Problem - Copy out, from the entries below, each line holding the string "this".

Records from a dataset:

===============

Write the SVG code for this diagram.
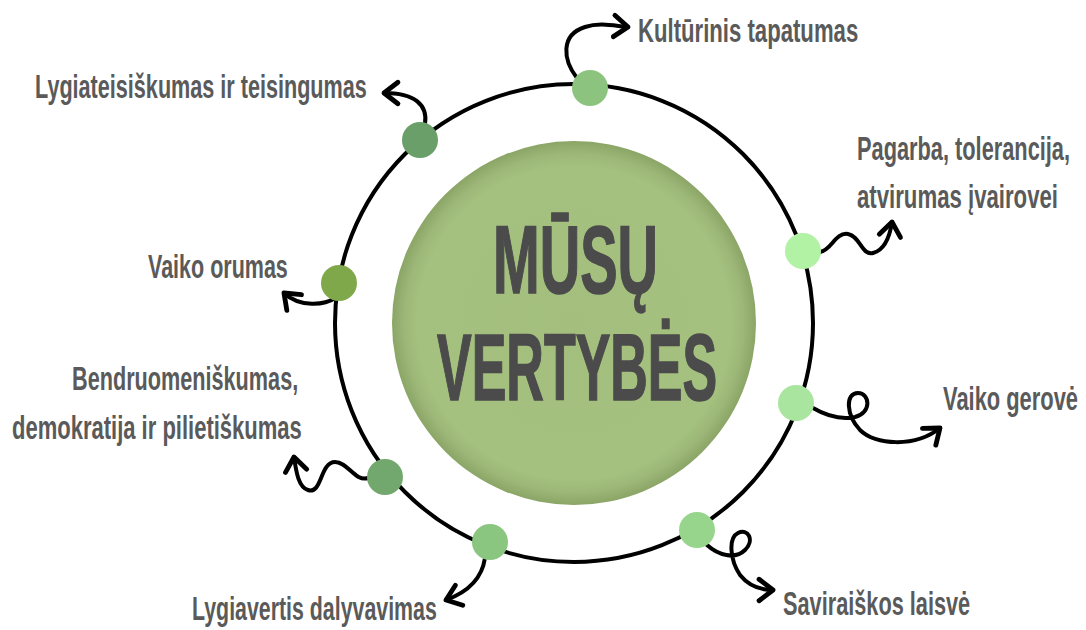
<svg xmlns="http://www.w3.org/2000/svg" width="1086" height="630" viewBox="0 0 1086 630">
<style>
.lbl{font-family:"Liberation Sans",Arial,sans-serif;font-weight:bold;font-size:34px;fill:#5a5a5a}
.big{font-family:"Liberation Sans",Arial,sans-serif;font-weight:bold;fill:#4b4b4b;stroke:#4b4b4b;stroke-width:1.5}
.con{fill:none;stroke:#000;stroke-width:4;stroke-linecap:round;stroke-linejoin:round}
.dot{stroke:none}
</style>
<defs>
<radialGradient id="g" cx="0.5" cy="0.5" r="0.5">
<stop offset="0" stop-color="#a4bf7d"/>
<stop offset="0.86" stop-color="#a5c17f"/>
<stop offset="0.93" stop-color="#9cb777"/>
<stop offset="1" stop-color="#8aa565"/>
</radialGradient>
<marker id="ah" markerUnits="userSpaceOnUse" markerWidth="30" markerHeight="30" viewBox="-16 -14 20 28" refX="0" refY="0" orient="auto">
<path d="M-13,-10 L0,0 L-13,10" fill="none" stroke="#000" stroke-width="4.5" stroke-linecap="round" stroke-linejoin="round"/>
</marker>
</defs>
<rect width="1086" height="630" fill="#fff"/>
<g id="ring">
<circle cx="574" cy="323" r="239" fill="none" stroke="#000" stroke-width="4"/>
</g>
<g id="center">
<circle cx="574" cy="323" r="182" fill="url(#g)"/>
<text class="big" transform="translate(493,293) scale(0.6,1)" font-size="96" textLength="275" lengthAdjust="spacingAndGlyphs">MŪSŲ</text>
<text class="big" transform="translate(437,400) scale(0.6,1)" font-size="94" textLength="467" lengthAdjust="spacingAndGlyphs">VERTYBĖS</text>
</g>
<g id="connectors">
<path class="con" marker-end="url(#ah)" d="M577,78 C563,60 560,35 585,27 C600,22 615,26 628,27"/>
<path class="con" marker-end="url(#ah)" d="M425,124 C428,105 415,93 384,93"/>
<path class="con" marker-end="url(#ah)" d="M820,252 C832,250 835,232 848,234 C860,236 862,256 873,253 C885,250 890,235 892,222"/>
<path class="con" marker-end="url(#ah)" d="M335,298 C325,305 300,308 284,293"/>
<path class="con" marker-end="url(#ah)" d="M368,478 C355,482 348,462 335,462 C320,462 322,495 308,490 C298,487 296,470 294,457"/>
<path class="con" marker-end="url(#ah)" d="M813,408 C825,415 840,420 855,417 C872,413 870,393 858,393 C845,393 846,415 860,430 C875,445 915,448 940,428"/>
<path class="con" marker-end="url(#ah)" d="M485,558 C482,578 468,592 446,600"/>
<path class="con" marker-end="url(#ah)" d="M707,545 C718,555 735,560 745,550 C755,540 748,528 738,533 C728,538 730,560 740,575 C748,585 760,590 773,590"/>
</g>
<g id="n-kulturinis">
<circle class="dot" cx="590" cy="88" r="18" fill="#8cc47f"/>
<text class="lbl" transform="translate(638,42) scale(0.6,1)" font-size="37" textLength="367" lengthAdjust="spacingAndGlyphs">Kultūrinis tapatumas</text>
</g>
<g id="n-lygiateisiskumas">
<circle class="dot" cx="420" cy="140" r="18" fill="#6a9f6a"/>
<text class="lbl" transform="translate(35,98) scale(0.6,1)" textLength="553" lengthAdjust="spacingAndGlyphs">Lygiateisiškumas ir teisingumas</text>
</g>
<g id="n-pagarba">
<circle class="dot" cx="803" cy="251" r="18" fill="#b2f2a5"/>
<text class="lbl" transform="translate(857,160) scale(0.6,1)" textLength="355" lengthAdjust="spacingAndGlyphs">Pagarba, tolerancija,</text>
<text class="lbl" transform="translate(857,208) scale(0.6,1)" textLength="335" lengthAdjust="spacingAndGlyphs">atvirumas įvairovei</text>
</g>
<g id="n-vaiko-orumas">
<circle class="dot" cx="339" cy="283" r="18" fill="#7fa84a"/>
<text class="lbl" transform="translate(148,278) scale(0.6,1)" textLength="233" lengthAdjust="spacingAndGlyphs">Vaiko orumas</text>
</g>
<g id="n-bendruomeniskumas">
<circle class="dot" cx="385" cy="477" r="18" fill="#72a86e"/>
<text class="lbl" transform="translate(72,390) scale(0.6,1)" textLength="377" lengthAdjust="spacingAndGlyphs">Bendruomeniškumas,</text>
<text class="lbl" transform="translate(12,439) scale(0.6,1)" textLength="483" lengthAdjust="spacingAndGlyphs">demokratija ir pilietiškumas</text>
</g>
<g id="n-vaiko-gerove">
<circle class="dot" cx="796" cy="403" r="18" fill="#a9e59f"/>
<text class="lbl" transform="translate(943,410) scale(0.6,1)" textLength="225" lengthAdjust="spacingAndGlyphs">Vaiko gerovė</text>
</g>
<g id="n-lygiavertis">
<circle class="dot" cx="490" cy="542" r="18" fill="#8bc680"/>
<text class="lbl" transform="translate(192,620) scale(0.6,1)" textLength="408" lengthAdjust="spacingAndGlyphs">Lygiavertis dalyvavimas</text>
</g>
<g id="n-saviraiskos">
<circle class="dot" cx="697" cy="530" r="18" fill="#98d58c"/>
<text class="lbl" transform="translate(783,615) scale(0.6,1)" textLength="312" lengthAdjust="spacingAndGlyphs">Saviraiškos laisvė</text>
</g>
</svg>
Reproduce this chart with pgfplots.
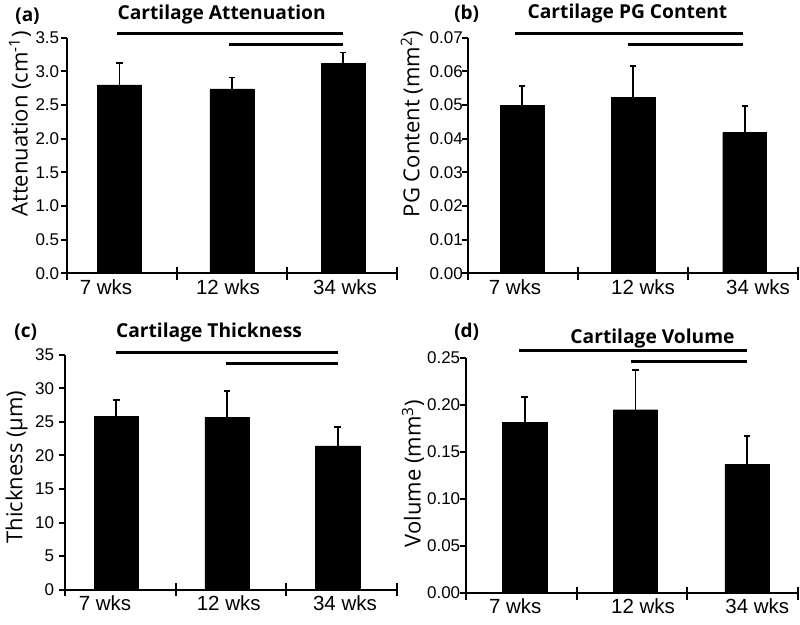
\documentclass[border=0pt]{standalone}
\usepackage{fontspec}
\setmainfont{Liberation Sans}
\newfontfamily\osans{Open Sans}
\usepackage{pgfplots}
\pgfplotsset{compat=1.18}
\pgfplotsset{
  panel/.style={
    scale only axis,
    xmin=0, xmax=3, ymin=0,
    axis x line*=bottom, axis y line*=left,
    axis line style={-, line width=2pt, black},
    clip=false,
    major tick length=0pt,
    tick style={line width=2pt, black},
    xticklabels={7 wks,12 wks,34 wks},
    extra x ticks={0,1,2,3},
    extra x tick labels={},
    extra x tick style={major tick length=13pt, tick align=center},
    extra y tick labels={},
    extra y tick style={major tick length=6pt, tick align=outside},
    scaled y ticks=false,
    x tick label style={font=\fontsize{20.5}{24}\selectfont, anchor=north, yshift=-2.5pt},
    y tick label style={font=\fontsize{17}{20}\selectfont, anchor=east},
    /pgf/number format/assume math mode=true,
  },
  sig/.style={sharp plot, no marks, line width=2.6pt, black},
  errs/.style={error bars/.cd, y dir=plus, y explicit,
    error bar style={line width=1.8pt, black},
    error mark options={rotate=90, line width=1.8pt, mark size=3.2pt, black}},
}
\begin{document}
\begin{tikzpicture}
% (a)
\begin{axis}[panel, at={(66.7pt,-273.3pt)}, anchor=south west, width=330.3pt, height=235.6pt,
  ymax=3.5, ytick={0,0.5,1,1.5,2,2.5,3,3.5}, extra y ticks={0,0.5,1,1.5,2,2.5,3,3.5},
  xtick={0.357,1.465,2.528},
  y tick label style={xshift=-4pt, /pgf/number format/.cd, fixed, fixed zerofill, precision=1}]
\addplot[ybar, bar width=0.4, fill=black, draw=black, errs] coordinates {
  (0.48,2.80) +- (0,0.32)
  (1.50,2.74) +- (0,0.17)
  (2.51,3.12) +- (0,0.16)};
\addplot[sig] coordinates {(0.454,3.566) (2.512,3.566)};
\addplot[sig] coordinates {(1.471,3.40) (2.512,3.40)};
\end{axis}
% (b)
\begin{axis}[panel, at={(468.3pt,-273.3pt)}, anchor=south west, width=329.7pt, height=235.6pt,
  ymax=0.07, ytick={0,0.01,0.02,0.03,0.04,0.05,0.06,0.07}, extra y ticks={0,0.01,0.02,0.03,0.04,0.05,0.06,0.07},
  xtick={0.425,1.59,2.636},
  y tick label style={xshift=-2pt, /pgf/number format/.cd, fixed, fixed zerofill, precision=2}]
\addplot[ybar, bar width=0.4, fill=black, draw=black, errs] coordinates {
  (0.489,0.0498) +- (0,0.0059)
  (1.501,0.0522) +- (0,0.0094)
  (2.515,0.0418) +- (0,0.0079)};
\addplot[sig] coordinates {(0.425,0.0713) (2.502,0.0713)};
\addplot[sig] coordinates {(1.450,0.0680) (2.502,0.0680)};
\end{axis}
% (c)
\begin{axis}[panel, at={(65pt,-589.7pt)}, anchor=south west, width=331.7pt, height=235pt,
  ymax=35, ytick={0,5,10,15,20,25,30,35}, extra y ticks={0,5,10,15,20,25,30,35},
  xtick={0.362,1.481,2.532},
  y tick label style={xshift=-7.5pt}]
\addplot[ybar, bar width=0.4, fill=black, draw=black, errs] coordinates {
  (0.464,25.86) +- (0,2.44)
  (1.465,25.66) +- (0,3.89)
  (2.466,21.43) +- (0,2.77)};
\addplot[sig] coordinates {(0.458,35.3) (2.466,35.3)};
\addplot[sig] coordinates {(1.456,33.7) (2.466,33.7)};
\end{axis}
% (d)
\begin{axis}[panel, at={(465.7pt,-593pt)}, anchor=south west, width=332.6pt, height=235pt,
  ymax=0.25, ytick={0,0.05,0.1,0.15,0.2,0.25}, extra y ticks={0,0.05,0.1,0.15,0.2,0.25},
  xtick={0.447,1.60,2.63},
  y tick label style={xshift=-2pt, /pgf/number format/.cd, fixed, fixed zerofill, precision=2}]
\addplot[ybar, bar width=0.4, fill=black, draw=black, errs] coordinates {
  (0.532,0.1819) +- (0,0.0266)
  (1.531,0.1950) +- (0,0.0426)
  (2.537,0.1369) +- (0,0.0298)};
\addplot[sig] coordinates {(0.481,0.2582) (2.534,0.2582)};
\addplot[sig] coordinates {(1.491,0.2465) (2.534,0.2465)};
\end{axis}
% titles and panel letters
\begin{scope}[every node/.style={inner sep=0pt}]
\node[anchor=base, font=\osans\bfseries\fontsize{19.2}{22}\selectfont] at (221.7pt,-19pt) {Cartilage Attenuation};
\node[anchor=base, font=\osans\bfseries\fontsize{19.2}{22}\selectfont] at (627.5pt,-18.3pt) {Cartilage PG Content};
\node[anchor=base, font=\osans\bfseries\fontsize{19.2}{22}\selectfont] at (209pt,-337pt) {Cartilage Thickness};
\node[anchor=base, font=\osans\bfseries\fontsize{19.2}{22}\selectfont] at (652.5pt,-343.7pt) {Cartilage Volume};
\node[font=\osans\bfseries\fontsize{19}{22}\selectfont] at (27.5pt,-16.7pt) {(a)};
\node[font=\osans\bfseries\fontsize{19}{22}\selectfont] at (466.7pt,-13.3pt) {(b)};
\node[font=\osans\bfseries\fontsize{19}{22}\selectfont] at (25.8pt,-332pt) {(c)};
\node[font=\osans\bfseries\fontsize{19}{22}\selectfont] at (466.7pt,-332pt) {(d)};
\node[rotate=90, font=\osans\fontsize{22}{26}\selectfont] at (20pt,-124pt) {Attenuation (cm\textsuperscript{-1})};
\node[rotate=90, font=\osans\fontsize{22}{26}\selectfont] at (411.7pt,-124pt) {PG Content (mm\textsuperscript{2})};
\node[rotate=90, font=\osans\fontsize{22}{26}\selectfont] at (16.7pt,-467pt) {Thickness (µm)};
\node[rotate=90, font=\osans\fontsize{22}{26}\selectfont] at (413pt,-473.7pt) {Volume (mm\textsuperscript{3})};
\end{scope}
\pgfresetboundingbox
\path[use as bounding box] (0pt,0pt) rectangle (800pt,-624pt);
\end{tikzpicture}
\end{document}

===============

Written answer -
Write the SVG code for this diagram.
Reproduce this chart with pgfplots.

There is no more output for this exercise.